Budget Reactions – Suresh Rao, CFO, Mindteck

by CXOtoday Staff    Mar 01, 2011

Suresh Rao  Mindteck Suresh Rao, CFO, Mindteck, shares his post Union Budget 2011 reactions with CXOtoday.com.

“The Budget is along expected lines. The Finance Minister left it to the DTC and GST Act introductions in April 2012 to address the Direct and Indirect tax reform and addressed only the more immediate issues on expansion of Service tax base, increase in basic exemption limit for individual income tax and input tax credit rationalization for exporters. On the whole, the budget leaves one with the feeling that all issues were spoken of but concrete steps to address these were not laid out. The fiscal deficit numbers look optimistic and we are not sure how the Govt will work within the boundaries of this budget without additional means to mobilize additional resources.
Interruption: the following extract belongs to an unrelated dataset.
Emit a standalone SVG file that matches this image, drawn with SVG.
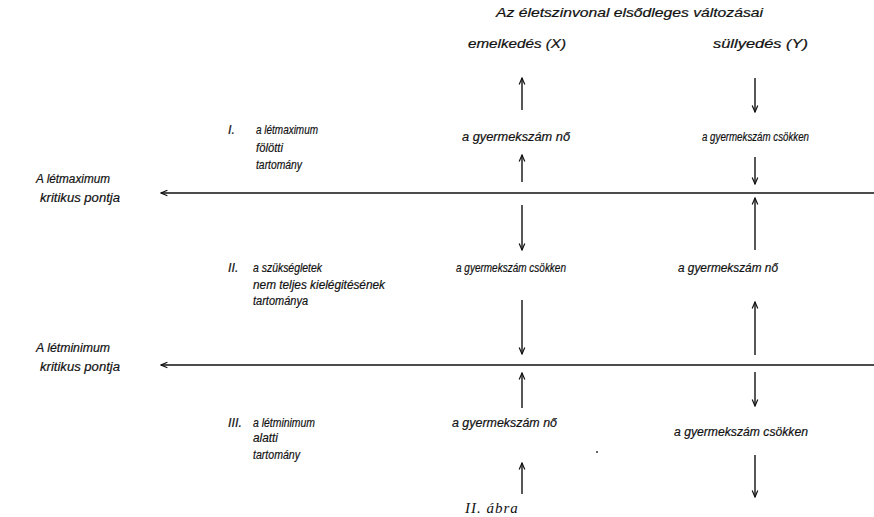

The Disinvestment program also looks far too optimistic in view of the prevailing stock market and global economic situation.

There are some strong directional statements like the FII participation in Infrastructure Bonds and Mutual Funds, significant increase in Budgetary support for Education, Agriculture and Rural employment , disbursement of subsidies directly for Kerosene and Fertilizers, reviewing FDI norms by Group of Ministers etc, which are noteworthy.

IT Industry’s demand for extension of tax holiday to STPI units on export proceeds appears to have not been met, but we would need to dive deeper into the fine print to see if there are surprises in store. Likewise, the impact of budgetary amendments in Service tax, particularly related to refund rules for IT exporters, needs to be examined more thoroughly before coming to conclusions.”